Would you repeat the listing exactly but omit every picture?
-- BEGIN Raw data --
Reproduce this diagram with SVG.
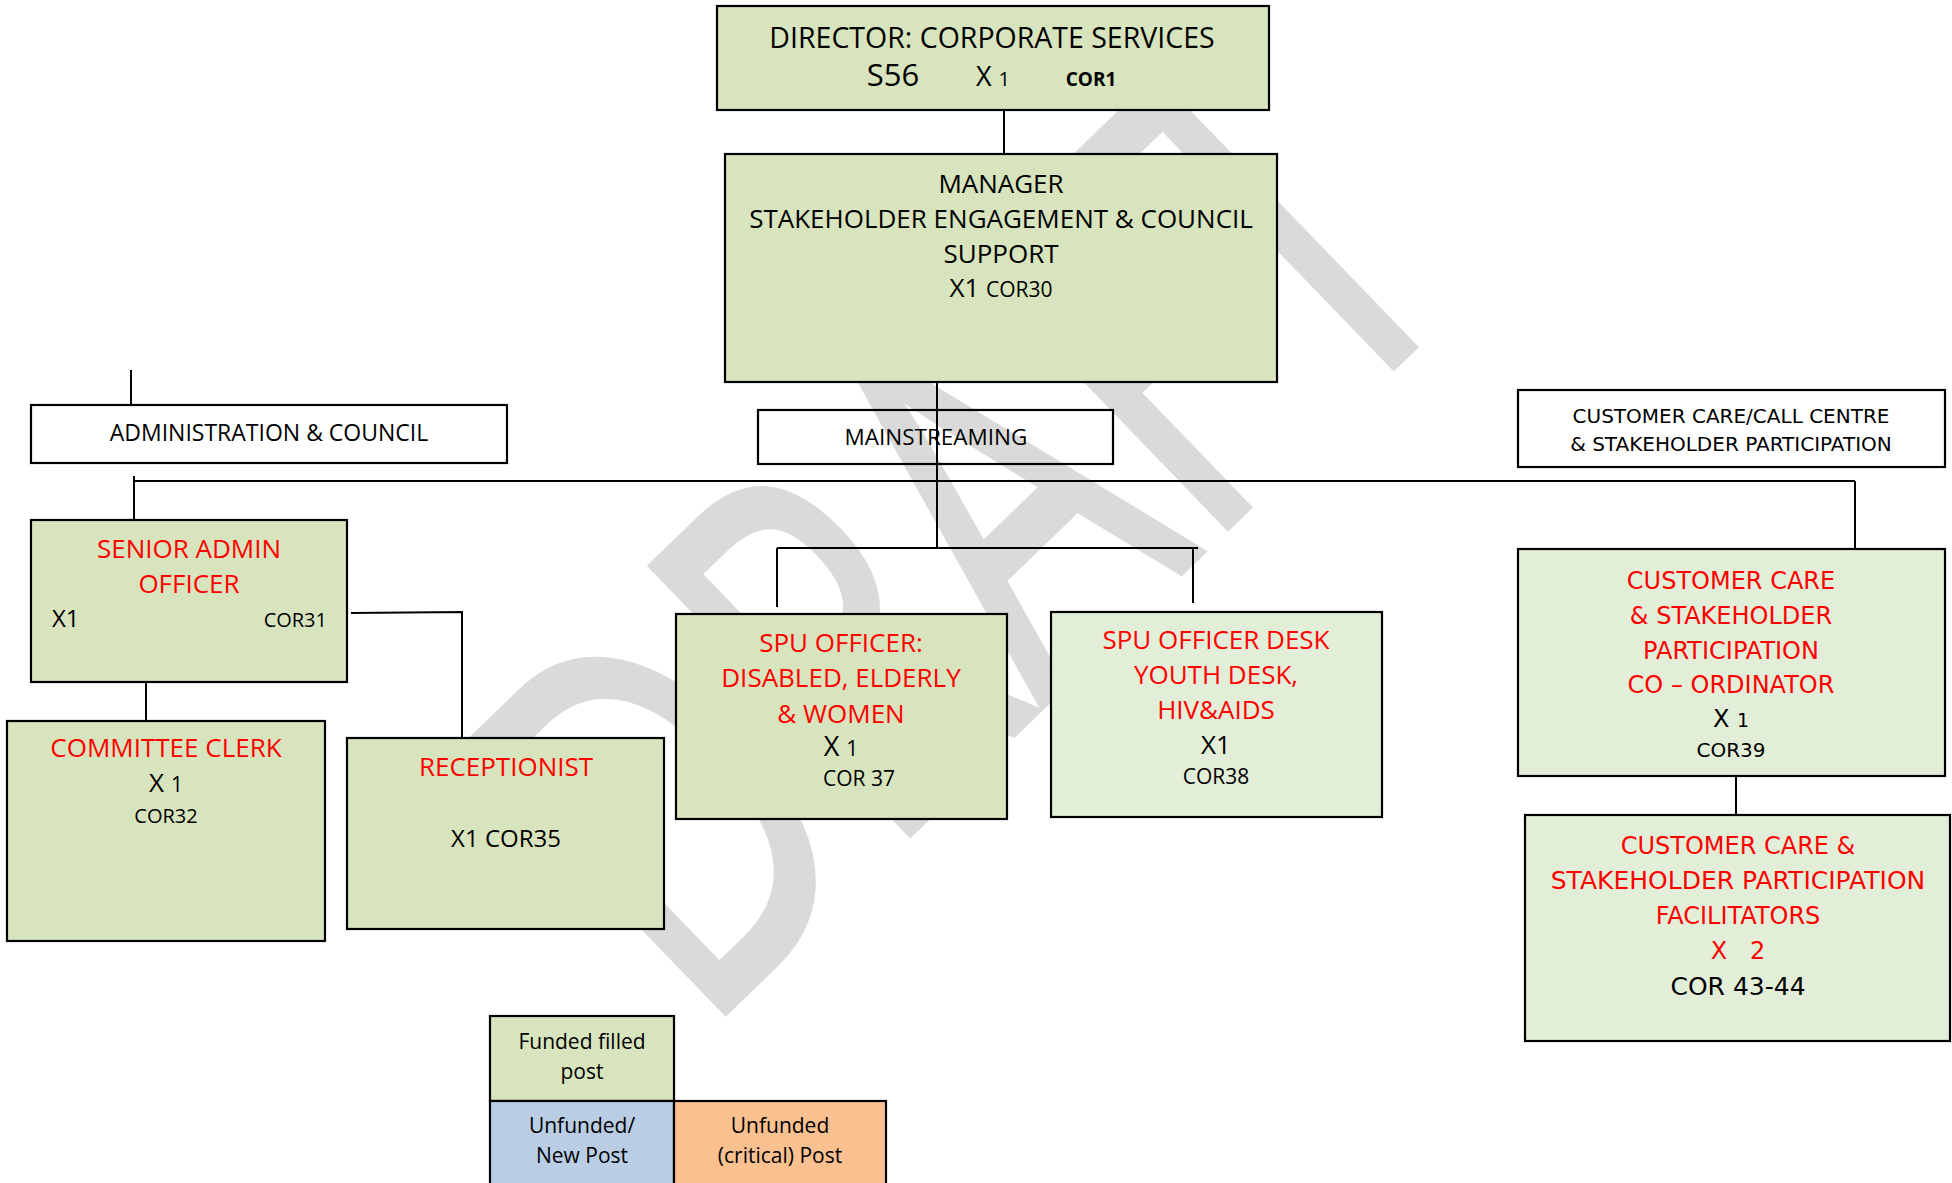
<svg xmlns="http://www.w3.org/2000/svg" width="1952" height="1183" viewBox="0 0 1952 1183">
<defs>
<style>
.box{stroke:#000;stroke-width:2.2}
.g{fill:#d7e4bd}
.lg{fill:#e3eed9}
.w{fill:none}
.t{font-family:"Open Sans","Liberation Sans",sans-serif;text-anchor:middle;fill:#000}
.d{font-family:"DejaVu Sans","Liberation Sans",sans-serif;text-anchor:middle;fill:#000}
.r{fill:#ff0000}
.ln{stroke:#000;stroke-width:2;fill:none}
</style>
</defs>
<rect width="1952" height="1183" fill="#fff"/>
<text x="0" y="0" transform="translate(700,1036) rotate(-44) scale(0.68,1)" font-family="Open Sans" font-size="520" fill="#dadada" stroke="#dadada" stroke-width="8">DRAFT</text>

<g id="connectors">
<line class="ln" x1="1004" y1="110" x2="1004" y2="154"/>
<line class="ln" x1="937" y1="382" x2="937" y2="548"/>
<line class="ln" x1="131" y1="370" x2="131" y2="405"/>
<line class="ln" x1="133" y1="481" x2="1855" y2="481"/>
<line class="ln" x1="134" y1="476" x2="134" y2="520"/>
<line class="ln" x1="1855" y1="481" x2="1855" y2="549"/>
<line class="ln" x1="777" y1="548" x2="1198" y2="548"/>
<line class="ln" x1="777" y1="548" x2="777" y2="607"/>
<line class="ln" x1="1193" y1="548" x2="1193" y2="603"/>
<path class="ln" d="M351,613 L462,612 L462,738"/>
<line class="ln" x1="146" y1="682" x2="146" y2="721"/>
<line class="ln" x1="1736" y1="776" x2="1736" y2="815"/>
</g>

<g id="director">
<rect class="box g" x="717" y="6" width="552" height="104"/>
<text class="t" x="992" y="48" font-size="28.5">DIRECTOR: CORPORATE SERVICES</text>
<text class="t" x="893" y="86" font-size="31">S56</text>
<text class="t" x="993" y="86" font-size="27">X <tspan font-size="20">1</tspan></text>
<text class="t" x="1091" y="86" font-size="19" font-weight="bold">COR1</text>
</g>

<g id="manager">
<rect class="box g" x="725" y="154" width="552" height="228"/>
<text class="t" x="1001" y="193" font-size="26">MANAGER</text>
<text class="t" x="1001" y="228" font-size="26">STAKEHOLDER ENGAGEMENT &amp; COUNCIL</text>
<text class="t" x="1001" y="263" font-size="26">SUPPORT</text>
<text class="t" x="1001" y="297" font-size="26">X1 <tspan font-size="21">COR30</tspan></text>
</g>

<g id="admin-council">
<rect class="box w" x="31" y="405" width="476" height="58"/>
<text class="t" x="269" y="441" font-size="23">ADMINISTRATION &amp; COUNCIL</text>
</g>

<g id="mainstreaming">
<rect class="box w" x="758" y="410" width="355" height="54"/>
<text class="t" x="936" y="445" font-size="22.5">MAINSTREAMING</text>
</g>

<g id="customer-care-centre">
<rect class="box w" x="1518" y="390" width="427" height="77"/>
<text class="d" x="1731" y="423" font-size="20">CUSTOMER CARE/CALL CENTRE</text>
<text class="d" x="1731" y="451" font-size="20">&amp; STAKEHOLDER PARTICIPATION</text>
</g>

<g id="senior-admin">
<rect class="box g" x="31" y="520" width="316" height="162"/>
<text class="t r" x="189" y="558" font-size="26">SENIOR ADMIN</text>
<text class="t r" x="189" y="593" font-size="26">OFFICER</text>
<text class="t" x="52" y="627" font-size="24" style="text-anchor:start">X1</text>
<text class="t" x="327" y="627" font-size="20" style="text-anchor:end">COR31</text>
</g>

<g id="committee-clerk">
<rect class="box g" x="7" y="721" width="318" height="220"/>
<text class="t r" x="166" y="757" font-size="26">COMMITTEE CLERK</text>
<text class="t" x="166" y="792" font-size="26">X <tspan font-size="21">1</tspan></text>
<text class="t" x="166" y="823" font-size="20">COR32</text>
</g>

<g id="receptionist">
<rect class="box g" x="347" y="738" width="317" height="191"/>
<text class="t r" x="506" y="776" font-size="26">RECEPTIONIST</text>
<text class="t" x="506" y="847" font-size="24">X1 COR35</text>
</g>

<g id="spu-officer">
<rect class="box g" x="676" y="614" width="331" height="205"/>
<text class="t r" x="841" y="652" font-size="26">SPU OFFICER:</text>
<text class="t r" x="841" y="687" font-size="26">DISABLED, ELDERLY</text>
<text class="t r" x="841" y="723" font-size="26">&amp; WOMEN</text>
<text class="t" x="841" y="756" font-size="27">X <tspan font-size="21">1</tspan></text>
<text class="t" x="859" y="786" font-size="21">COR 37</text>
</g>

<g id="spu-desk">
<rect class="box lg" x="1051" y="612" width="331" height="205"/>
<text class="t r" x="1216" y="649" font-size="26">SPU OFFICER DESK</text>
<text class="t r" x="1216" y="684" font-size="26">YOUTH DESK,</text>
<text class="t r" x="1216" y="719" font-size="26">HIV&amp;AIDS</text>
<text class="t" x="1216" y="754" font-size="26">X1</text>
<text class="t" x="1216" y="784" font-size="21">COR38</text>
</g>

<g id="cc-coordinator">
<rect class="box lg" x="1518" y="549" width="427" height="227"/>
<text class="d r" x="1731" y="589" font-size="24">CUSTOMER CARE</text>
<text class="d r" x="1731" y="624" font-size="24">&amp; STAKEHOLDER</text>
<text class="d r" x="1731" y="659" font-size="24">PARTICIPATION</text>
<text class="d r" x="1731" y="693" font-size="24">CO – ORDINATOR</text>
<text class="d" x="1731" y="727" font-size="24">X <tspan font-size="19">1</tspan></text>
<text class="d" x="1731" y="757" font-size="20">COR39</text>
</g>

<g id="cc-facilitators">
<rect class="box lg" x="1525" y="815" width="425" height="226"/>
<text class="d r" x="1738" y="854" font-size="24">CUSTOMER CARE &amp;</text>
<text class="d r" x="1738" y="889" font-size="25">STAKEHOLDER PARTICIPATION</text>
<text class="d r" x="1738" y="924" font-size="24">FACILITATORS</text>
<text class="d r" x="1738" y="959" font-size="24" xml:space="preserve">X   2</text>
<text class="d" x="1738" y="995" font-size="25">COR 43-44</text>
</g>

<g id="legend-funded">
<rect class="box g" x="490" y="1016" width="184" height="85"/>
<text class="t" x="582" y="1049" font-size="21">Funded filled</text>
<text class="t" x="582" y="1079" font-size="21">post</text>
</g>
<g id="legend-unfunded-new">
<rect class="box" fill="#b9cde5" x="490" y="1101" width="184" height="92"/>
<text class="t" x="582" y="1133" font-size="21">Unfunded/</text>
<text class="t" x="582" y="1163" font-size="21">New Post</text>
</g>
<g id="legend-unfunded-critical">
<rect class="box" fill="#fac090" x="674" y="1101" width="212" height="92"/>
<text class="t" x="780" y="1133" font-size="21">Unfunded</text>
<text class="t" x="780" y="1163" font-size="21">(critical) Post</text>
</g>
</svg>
-- END Raw data --
▶ Problem solution:
Reproduce this diagram with SVG.
<svg xmlns="http://www.w3.org/2000/svg" width="1952" height="1183" viewBox="0 0 1952 1183">
<defs>
<style>
.box{stroke:#000;stroke-width:2.2}
.g{fill:#d7e4bd}
.lg{fill:#e3eed9}
.w{fill:none}
.t{font-family:"Open Sans","Liberation Sans",sans-serif;text-anchor:middle;fill:#000}
.d{font-family:"DejaVu Sans","Liberation Sans",sans-serif;text-anchor:middle;fill:#000}
.r{fill:#ff0000}
.ln{stroke:#000;stroke-width:2;fill:none}
</style>
</defs>
<rect width="1952" height="1183" fill="#fff"/>
<text x="0" y="0" transform="translate(700,1036) rotate(-44) scale(0.68,1)" font-family="Open Sans" font-size="520" fill="#dadada" stroke="#dadada" stroke-width="8">DRAFT</text>

<g id="connectors">
<line class="ln" x1="1004" y1="110" x2="1004" y2="154"/>
<line class="ln" x1="937" y1="382" x2="937" y2="548"/>
<line class="ln" x1="131" y1="370" x2="131" y2="405"/>
<line class="ln" x1="133" y1="481" x2="1855" y2="481"/>
<line class="ln" x1="134" y1="476" x2="134" y2="520"/>
<line class="ln" x1="1855" y1="481" x2="1855" y2="549"/>
<line class="ln" x1="777" y1="548" x2="1198" y2="548"/>
<line class="ln" x1="777" y1="548" x2="777" y2="607"/>
<line class="ln" x1="1193" y1="548" x2="1193" y2="603"/>
<path class="ln" d="M351,613 L462,612 L462,738"/>
<line class="ln" x1="146" y1="682" x2="146" y2="721"/>
<line class="ln" x1="1736" y1="776" x2="1736" y2="815"/>
</g>

<g id="director">
<rect class="box g" x="717" y="6" width="552" height="104"/>
<text class="t" x="992" y="48" font-size="28.5">DIRECTOR: CORPORATE SERVICES</text>
<text class="t" x="893" y="86" font-size="31">S56</text>
<text class="t" x="993" y="86" font-size="27">X <tspan font-size="20">1</tspan></text>
<text class="t" x="1091" y="86" font-size="19" font-weight="bold">COR1</text>
</g>

<g id="manager">
<rect class="box g" x="725" y="154" width="552" height="228"/>
<text class="t" x="1001" y="193" font-size="26">MANAGER</text>
<text class="t" x="1001" y="228" font-size="26">STAKEHOLDER ENGAGEMENT &amp; COUNCIL</text>
<text class="t" x="1001" y="263" font-size="26">SUPPORT</text>
<text class="t" x="1001" y="297" font-size="26">X1 <tspan font-size="21">COR30</tspan></text>
</g>

<g id="admin-council">
<rect class="box w" x="31" y="405" width="476" height="58"/>
<text class="t" x="269" y="441" font-size="23">ADMINISTRATION &amp; COUNCIL</text>
</g>

<g id="mainstreaming">
<rect class="box w" x="758" y="410" width="355" height="54"/>
<text class="t" x="936" y="445" font-size="22.5">MAINSTREAMING</text>
</g>

<g id="customer-care-centre">
<rect class="box w" x="1518" y="390" width="427" height="77"/>
<text class="d" x="1731" y="423" font-size="20">CUSTOMER CARE/CALL CENTRE</text>
<text class="d" x="1731" y="451" font-size="20">&amp; STAKEHOLDER PARTICIPATION</text>
</g>

<g id="senior-admin">
<rect class="box g" x="31" y="520" width="316" height="162"/>
<text class="t r" x="189" y="558" font-size="26">SENIOR ADMIN</text>
<text class="t r" x="189" y="593" font-size="26">OFFICER</text>
<text class="t" x="52" y="627" font-size="24" style="text-anchor:start">X1</text>
<text class="t" x="327" y="627" font-size="20" style="text-anchor:end">COR31</text>
</g>

<g id="committee-clerk">
<rect class="box g" x="7" y="721" width="318" height="220"/>
<text class="t r" x="166" y="757" font-size="26">COMMITTEE CLERK</text>
<text class="t" x="166" y="792" font-size="26">X <tspan font-size="21">1</tspan></text>
<text class="t" x="166" y="823" font-size="20">COR32</text>
</g>

<g id="receptionist">
<rect class="box g" x="347" y="738" width="317" height="191"/>
<text class="t r" x="506" y="776" font-size="26">RECEPTIONIST</text>
<text class="t" x="506" y="847" font-size="24">X1 COR35</text>
</g>

<g id="spu-officer">
<rect class="box g" x="676" y="614" width="331" height="205"/>
<text class="t r" x="841" y="652" font-size="26">SPU OFFICER:</text>
<text class="t r" x="841" y="687" font-size="26">DISABLED, ELDERLY</text>
<text class="t r" x="841" y="723" font-size="26">&amp; WOMEN</text>
<text class="t" x="841" y="756" font-size="27">X <tspan font-size="21">1</tspan></text>
<text class="t" x="859" y="786" font-size="21">COR 37</text>
</g>

<g id="spu-desk">
<rect class="box lg" x="1051" y="612" width="331" height="205"/>
<text class="t r" x="1216" y="649" font-size="26">SPU OFFICER DESK</text>
<text class="t r" x="1216" y="684" font-size="26">YOUTH DESK,</text>
<text class="t r" x="1216" y="719" font-size="26">HIV&amp;AIDS</text>
<text class="t" x="1216" y="754" font-size="26">X1</text>
<text class="t" x="1216" y="784" font-size="21">COR38</text>
</g>

<g id="cc-coordinator">
<rect class="box lg" x="1518" y="549" width="427" height="227"/>
<text class="d r" x="1731" y="589" font-size="24">CUSTOMER CARE</text>
<text class="d r" x="1731" y="624" font-size="24">&amp; STAKEHOLDER</text>
<text class="d r" x="1731" y="659" font-size="24">PARTICIPATION</text>
<text class="d r" x="1731" y="693" font-size="24">CO – ORDINATOR</text>
<text class="d" x="1731" y="727" font-size="24">X <tspan font-size="19">1</tspan></text>
<text class="d" x="1731" y="757" font-size="20">COR39</text>
</g>

<g id="cc-facilitators">
<rect class="box lg" x="1525" y="815" width="425" height="226"/>
<text class="d r" x="1738" y="854" font-size="24">CUSTOMER CARE &amp;</text>
<text class="d r" x="1738" y="889" font-size="25">STAKEHOLDER PARTICIPATION</text>
<text class="d r" x="1738" y="924" font-size="24">FACILITATORS</text>
<text class="d r" x="1738" y="959" font-size="24" xml:space="preserve">X   2</text>
<text class="d" x="1738" y="995" font-size="25">COR 43-44</text>
</g>

<g id="legend-funded">
<rect class="box g" x="490" y="1016" width="184" height="85"/>
<text class="t" x="582" y="1049" font-size="21">Funded filled</text>
<text class="t" x="582" y="1079" font-size="21">post</text>
</g>
<g id="legend-unfunded-new">
<rect class="box" fill="#b9cde5" x="490" y="1101" width="184" height="92"/>
<text class="t" x="582" y="1133" font-size="21">Unfunded/</text>
<text class="t" x="582" y="1163" font-size="21">New Post</text>
</g>
<g id="legend-unfunded-critical">
<rect class="box" fill="#fac090" x="674" y="1101" width="212" height="92"/>
<text class="t" x="780" y="1133" font-size="21">Unfunded</text>
<text class="t" x="780" y="1163" font-size="21">(critical) Post</text>
</g>
</svg>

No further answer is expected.